### Written instruction
Print the lines of the listing below verbatim from its first line through the line bearing "Chart.defaults.font.family = SERIF;". Any pictures are to be omitted.

★ ★ ★

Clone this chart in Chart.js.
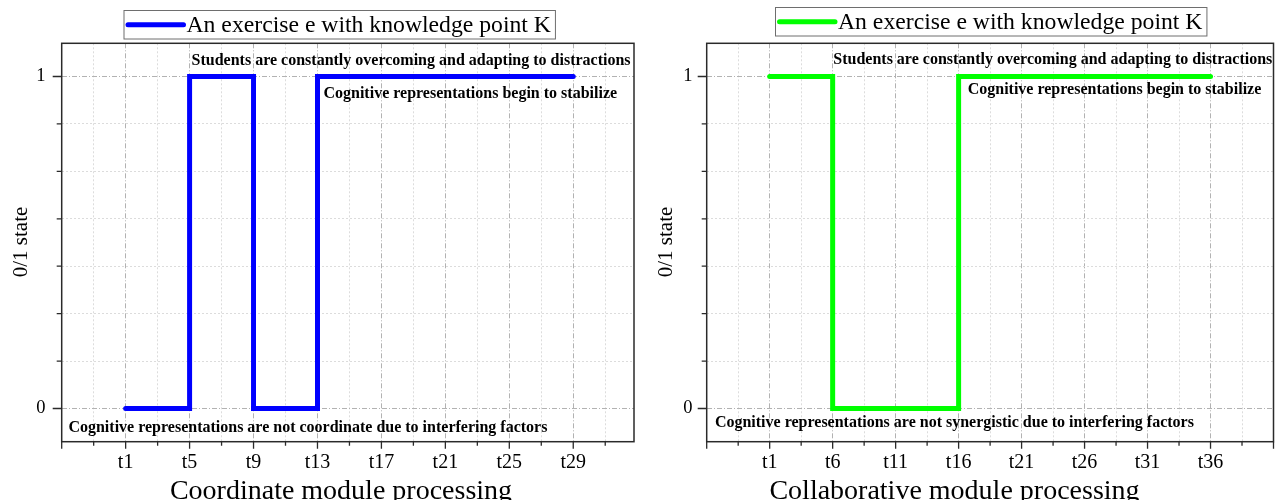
<!DOCTYPE html>
<html><head><meta charset="utf-8">
<script src="https://cdn.jsdelivr.net/npm/chart.js@4/dist/chart.umd.min.js"></script>
<style>
html,body{margin:0;padding:0;background:#fff;overflow:hidden;}
#wrap{position:relative;width:1283px;height:500px;background:#fff;}
canvas{position:absolute;top:0;}
</style></head><body>
<div id="wrap">
<canvas id="leftChart" width="641" height="500" style="left:0px"></canvas>
<canvas id="rightChart" width="642" height="500" style="left:641px"></canvas>
</div>
<script>
// ---------- data ----------
const seriesLabel = 'An exercise e with knowledge point K';
const leftTimes  = [1, 5, 9, 13, 29];
const leftStates = [0, 1, 0, 1, 1];
const rightTimes  = [1, 6, 16, 36];
const rightStates = [1, 0, 1, 1];
const leftTickValues  = [1, 5, 9, 13, 17, 21, 25, 29];
const leftTickLabels  = ['t1', 't5', 't9', 't13', 't17', 't21', 't25', 't29'];
const rightTickValues = [1, 6, 11, 16, 21, 26, 31, 36];
const rightTickLabels = ['t1', 't6', 't11', 't16', 't21', 't26', 't31', 't36'];
const yTickValues = [0, 1];
const yTickLabels = ['0', '1'];
const yAxisTitle = '0/1 state';
const leftXTitle = 'Coordinate module processing';
const rightXTitle = 'Collaborative module processing';
const leftNotes = [
  'Students are constantly overcoming and adapting to distractions',
  'Cognitive representations begin to stabilize',
  'Cognitive representations are not coordinate due to interfering factors'
];
const rightNotes = [
  'Students are constantly overcoming and adapting to distractions',
  'Cognitive representations begin to stabilize',
  'Cognitive representations are not synergistic due to interfering factors'
];

// ---------- helpers ----------
const SERIF = '"Liberation Serif", "Times New Roman", serif';
Chart.defaults.font.family = SERIF;

const decorPlugin = {
  id: 'decor',
  afterDatasetsDraw(chart, args, opts) {
    const ctx = chart.ctx, a = chart.chartArea;
    const xs = chart.scales.x, ys = chart.scales.y;
    ctx.save();
    // frame
    ctx.strokeStyle = '#2a2a2a';
    ctx.lineWidth = 1.5;
    ctx.strokeRect(a.left, a.top, a.right - a.left, a.bottom - a.top);
    // tick marks
    ctx.lineWidth = 1.3;
    ctx.beginPath();
    xs.ticks.forEach(t => {
      const px = xs.getPixelForValue(t.value);
      const len = t.major ? 7 : 4;
      ctx.moveTo(px, a.bottom); ctx.lineTo(px, a.bottom + len);
    });
    ys.ticks.forEach(t => {
      const py = ys.getPixelForValue(t.value);
      const len = t.major ? 9 : 5;
      ctx.moveTo(a.left, py); ctx.lineTo(a.left - len, py);
    });
    ctx.stroke();
    // notes
    ctx.fillStyle = '#000';
    ctx.font = 'bold 16px ' + SERIF;
    ctx.textAlign = 'left';
    ctx.textBaseline = 'middle';
    (opts.notes || []).forEach(n => {
      ctx.fillText(n.text, xs.getPixelForValue(n.x), ys.getPixelForValue(n.y));
    });
    // axis titles
    ctx.font = '28px ' + SERIF;
    ctx.textAlign = 'center';
    ctx.textBaseline = 'alphabetic';
    ctx.fillText(opts.xTitle.text, opts.xTitle.cx, opts.xTitle.baseline);
    ctx.save();
    ctx.translate(opts.yTitle.cx, opts.yTitle.cy);
    ctx.rotate(-Math.PI / 2);
    ctx.font = '21px ' + SERIF;
    ctx.textBaseline = 'middle';
    ctx.fillText(opts.yTitle.text, 0, 0);
    ctx.restore();
    // legend
    const L = opts.legend;
    const ds = chart.data.datasets[0];
    ctx.font = L.fontSize + 'px ' + SERIF;
    const tw = ctx.measureText(ds.label).width;
    const w = L.lineLen + L.gap + tw + L.padR;
    ctx.strokeStyle = '#6e6e6e';
    ctx.lineWidth = 1;
    ctx.strokeRect(L.left + 0.5, L.top + 0.5, w, L.height);
    const cy = L.top + L.height / 2 + 0.5;
    ctx.strokeStyle = ds.borderColor;
    ctx.lineWidth = 5;
    ctx.lineCap = 'round';
    ctx.beginPath();
    ctx.moveTo(L.left + 4.5, cy);
    ctx.lineTo(L.left + L.lineLen, cy);
    ctx.stroke();
    ctx.fillStyle = '#000';
    ctx.textAlign = 'left';
    ctx.textBaseline = 'middle';
    ctx.fillText(ds.label, L.left + L.lineLen + L.gap, cy + 1);
    ctx.restore();
  }
};

function buildChart(id, opt) {
  const labelFor = v => {
    const i = opt.tickValues.findIndex(tv => Math.abs(tv - v) < 1e-6);
    return i >= 0 ? opt.tickLabels[i] : '';
  };
  const yLabelFor = v => {
    const i = yTickValues.findIndex(tv => Math.abs(tv - v) < 1e-6);
    return i >= 0 ? yTickLabels[i] : '';
  };
  return new Chart(document.getElementById(id), {
    type: 'line',
    data: {
      datasets: [{
        label: seriesLabel,
        data: opt.times.map((t, i) => ({ x: t, y: opt.states[i] })),
        borderColor: opt.color,
        backgroundColor: opt.color,
        borderWidth: 5,
        stepped: 'before',
        pointRadius: 0,
        borderCapStyle: 'round',
        borderJoinStyle: 'miter',
        fill: false
      }]
    },
    options: {
      responsive: false,
      animation: false,
      devicePixelRatio: 1,
      layout: { padding: { left: 0, top: 43.3, right: opt.padRight, bottom: 0 } },
      plugins: {
        legend: { display: false },
        tooltip: { enabled: false },
        decor: {
          notes: opt.notes,
          xTitle: opt.xTitle,
          yTitle: opt.yTitle,
          legend: opt.legend
        }
      },
      scales: {
        x: {
          type: 'linear',
          min: opt.xMin, max: opt.xMax,
          afterBuildTicks: s => {
            const step = (opt.tickValues[1] - opt.tickValues[0]) / 2;
            const arr = [];
            for (let v = opt.xMin; v <= opt.xMax + 1e-9; v += step) {
              const k = (v - opt.tickValues[0]) / (2 * step);
              arr.push({ value: v, major: Math.abs(k - Math.round(k)) < 1e-6 });
            }
            s.ticks = arr;
          },
          afterFit: s => { s.height = 58.3; },
          grid: {
            drawTicks: false,
            color: c => (c.tick && c.tick.major) ? '#b2b2b2' : '#dcdcdc',
            lineWidth: 1
          },
          border: {
            display: false,
            dash: c => (c.tick && c.tick.major) ? [5, 2, 1, 2] : [2, 2]
          },
          ticks: {
            autoSkip: false, maxRotation: 0, minRotation: 0,
            padding: 9.5,
            color: '#000',
            font: { size: 20, family: SERIF },
            callback: v => labelFor(v)
          }
        },
        y: {
          type: 'linear',
          min: -0.1, max: 1.1,
          afterBuildTicks: s => {
            const arr = [];
            for (let i = 0; i <= 7; i++) arr.push({ value: i / 7, major: i === 0 || i === 7 });
            s.ticks = arr;
          },
          afterFit: s => { s.width = opt.yWidth; },
          grid: {
            drawTicks: false,
            color: c => (c.tick && c.tick.major) ? '#b2b2b2' : '#dcdcdc',
            lineWidth: 1
          },
          border: {
            display: false,
            dash: c => (c.tick && c.tick.major) ? [5, 2, 1, 2] : [2, 2]
          },
          ticks: {
            padding: opt.yPad,
            color: '#000',
            font: { size: 18.5, family: SERIF },
            callback: v => yLabelFor(v)
          }
        }
      }
    },
    plugins: [decorPlugin]
  });
}

buildChart('leftChart', {
  times: leftTimes, states: leftStates, color: '#0000ff',
  tickValues: leftTickValues, tickLabels: leftTickLabels,
  xMin: -3, xMax: 32.8, padRight: 7, yWidth: 61.7, yPad: 16.2,
  notes: [
    { text: leftNotes[0], x: 5.125, y: 1.046 },
    { text: leftNotes[1], x: 13.375, y: 0.948 },
    { text: leftNotes[2], x: -2.58, y: -0.058 }
  ],
  xTitle: { text: leftXTitle, cx: 341, baseline: 499 },
  yTitle: { text: yAxisTitle, cx: 21, cy: 242 },
  legend: { left: 123.5, top: 10, height: 28.5, lineLen: 60, gap: 3, padR: 4, fontSize: 23.7 }
});

buildChart('rightChart', {
  times: rightTimes, states: rightStates, color: '#00ff00',
  tickValues: rightTickValues, tickLabels: rightTickLabels,
  xMin: -4, xMax: 41, padRight: 2.3, yWidth: 65.7, yPad: 14.2,
  notes: [
    { text: rightNotes[0], x: 6.05, y: 1.051 },
    { text: rightNotes[1], x: 16.72, y: 0.961 },
    { text: rightNotes[2], x: -3.35, y: -0.044 }
  ],
  xTitle: { text: rightXTitle, cx: 313.5, baseline: 499 },
  yTitle: { text: yAxisTitle, cx: 25.7, cy: 242 },
  legend: { left: 134, top: 7, height: 28.5, lineLen: 60, gap: 3, padR: 4, fontSize: 23.7 }
});
</script>
</body></html>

★ ★ ★

### Written answer
Clone this chart in Chart.js.
<!DOCTYPE html>
<html><head><meta charset="utf-8">
<script src="https://cdn.jsdelivr.net/npm/chart.js@4/dist/chart.umd.min.js"></script>
<style>
html,body{margin:0;padding:0;background:#fff;overflow:hidden;}
#wrap{position:relative;width:1283px;height:500px;background:#fff;}
canvas{position:absolute;top:0;}
</style></head><body>
<div id="wrap">
<canvas id="leftChart" width="641" height="500" style="left:0px"></canvas>
<canvas id="rightChart" width="642" height="500" style="left:641px"></canvas>
</div>
<script>
// ---------- data ----------
const seriesLabel = 'An exercise e with knowledge point K';
const leftTimes  = [1, 5, 9, 13, 29];
const leftStates = [0, 1, 0, 1, 1];
const rightTimes  = [1, 6, 16, 36];
const rightStates = [1, 0, 1, 1];
const leftTickValues  = [1, 5, 9, 13, 17, 21, 25, 29];
const leftTickLabels  = ['t1', 't5', 't9', 't13', 't17', 't21', 't25', 't29'];
const rightTickValues = [1, 6, 11, 16, 21, 26, 31, 36];
const rightTickLabels = ['t1', 't6', 't11', 't16', 't21', 't26', 't31', 't36'];
const yTickValues = [0, 1];
const yTickLabels = ['0', '1'];
const yAxisTitle = '0/1 state';
const leftXTitle = 'Coordinate module processing';
const rightXTitle = 'Collaborative module processing';
const leftNotes = [
  'Students are constantly overcoming and adapting to distractions',
  'Cognitive representations begin to stabilize',
  'Cognitive representations are not coordinate due to interfering factors'
];
const rightNotes = [
  'Students are constantly overcoming and adapting to distractions',
  'Cognitive representations begin to stabilize',
  'Cognitive representations are not synergistic due to interfering factors'
];

// ---------- helpers ----------
const SERIF = '"Liberation Serif", "Times New Roman", serif';
Chart.defaults.font.family = SERIF;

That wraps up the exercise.